According to local tradition, Sheikh Brahm finds mention in at least two janamsakhi episodes of Guru Nanak’s life. It is here that Baba Nanak on his travel westward met Brahm, engaging him in discussions on the nature of reality and divinity. Moved by his wisdom and verse, Brahm entrusted him with Farid’s bani.

Every Thursday and during festivities in March and August, the BSF opens the gate to hundreds of devotees from around Khemkaran. The crowd here, as at a majority of shrines across the region, is largely a mix of Sikhs, Hindus, Muslims and Ad-Dharmis. Till the late ’90s, devotees from around Kasur also used to visit to share the experience. Due to souring of relations with Pakistan, the mazaar remains inaccessible to the devotees from the other side. However, chaadars in offering and religious paraphernalia required for the functioning of the mazaar keep pouring in through the Pakistan Rangers — who take them from the devotees and hand them over to the BSF personnel.

Those who come here with wishes also come with, for what at once appears to be, thoughts of material gains. Some visit as appellants for a visa to Canada perhaps — that explains the scores of toy airplanes at the shrine. Propitiation is the word –– some seek a child, others career success, but then there are also those who indulge in the search for existential closure in their conception of the divine through Farid’s bani or internal dialogue.

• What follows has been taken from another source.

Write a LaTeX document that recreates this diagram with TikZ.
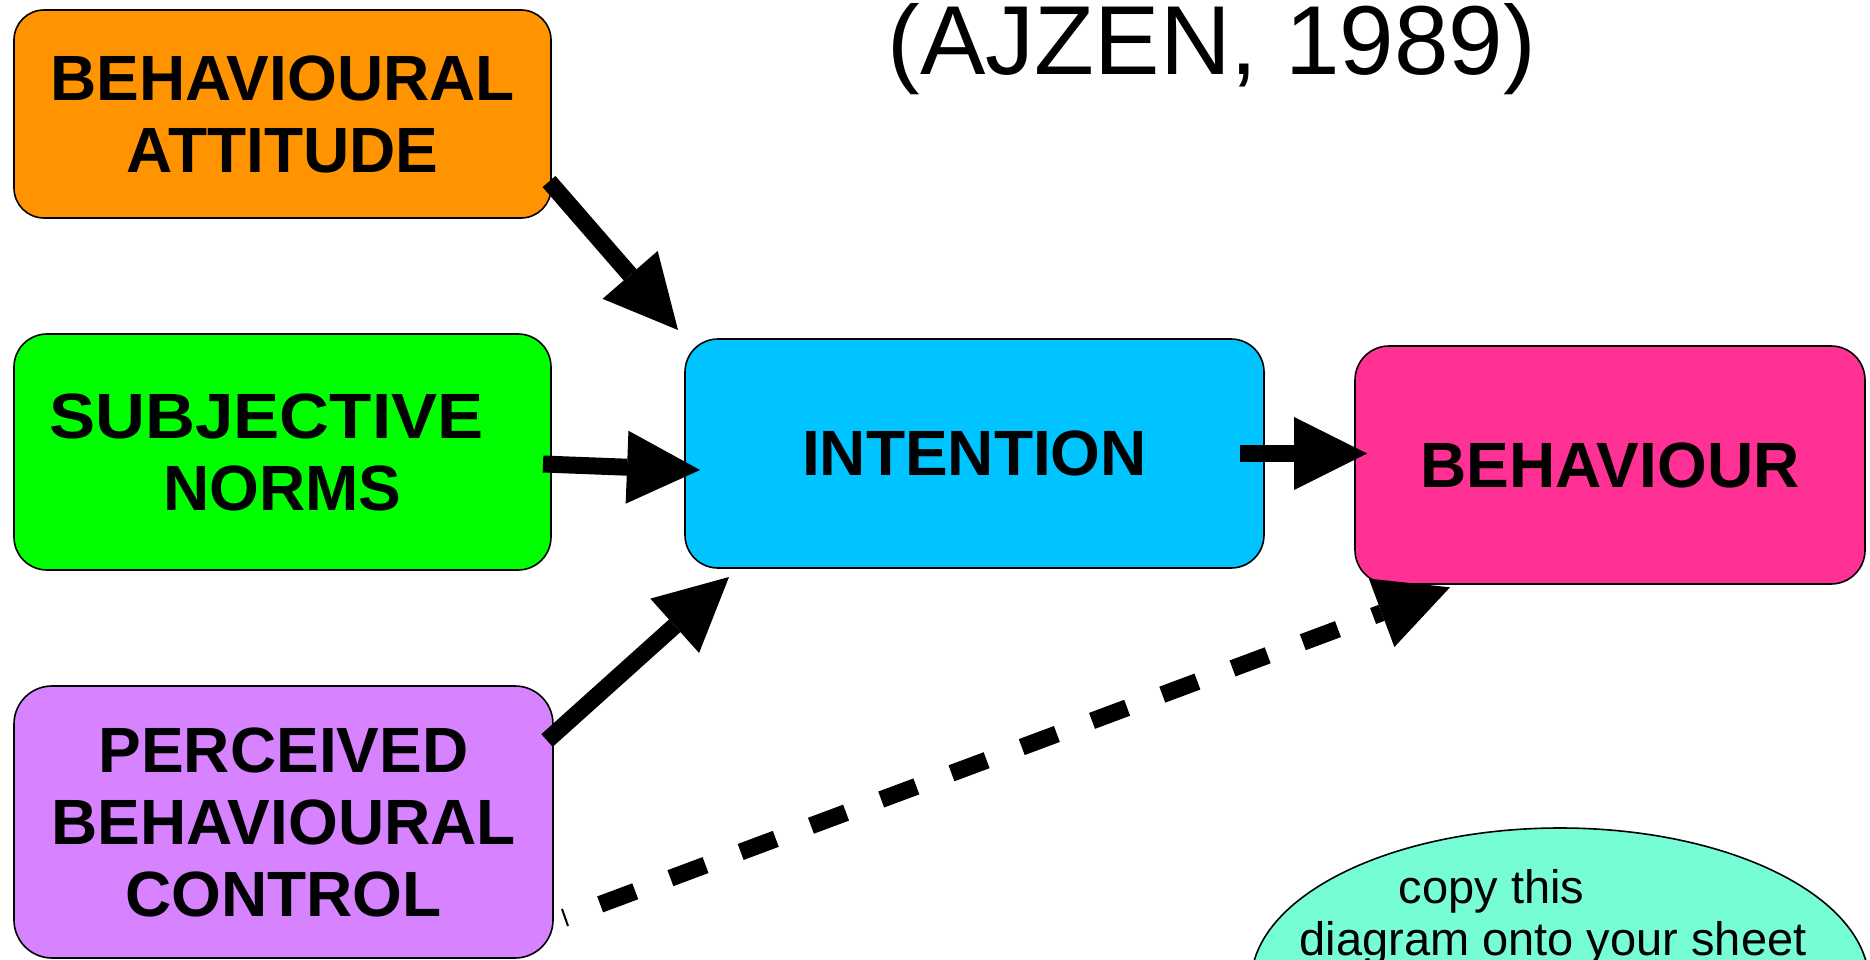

The common thread, however, is that they all have gathered in one place to revel in a shared idea of the sacred. The devotee is not ‘blinded’ by faith as some might say, he knows there is still a probability the visa might not come through. Yet, having interacted with his divine, he almost unfailingly walks away from the mazaar with a stronger resolve to take on the challenges thrown by life.

Collective observance seems to have emotionally lifted the faithful en masse. Moreover, the devotee has crossed the ‘border’ of organised religion maintained by the orthodoxy, with its tendency to look at the past to derive its idea of purity of practice and belief.

Through this weekly shared celebration of divinity, the community comes together and reaffirms its bond. It is here at Sheikh Brahm’s mazaar and across lakhs of such ‘unassuming’ shrines in Punjab that the devotees assert love and peace as ideas of no less purity than those promoted by the hegemon orthodox. These are ideas that permeate ‘borders’, rendering them irrelevant.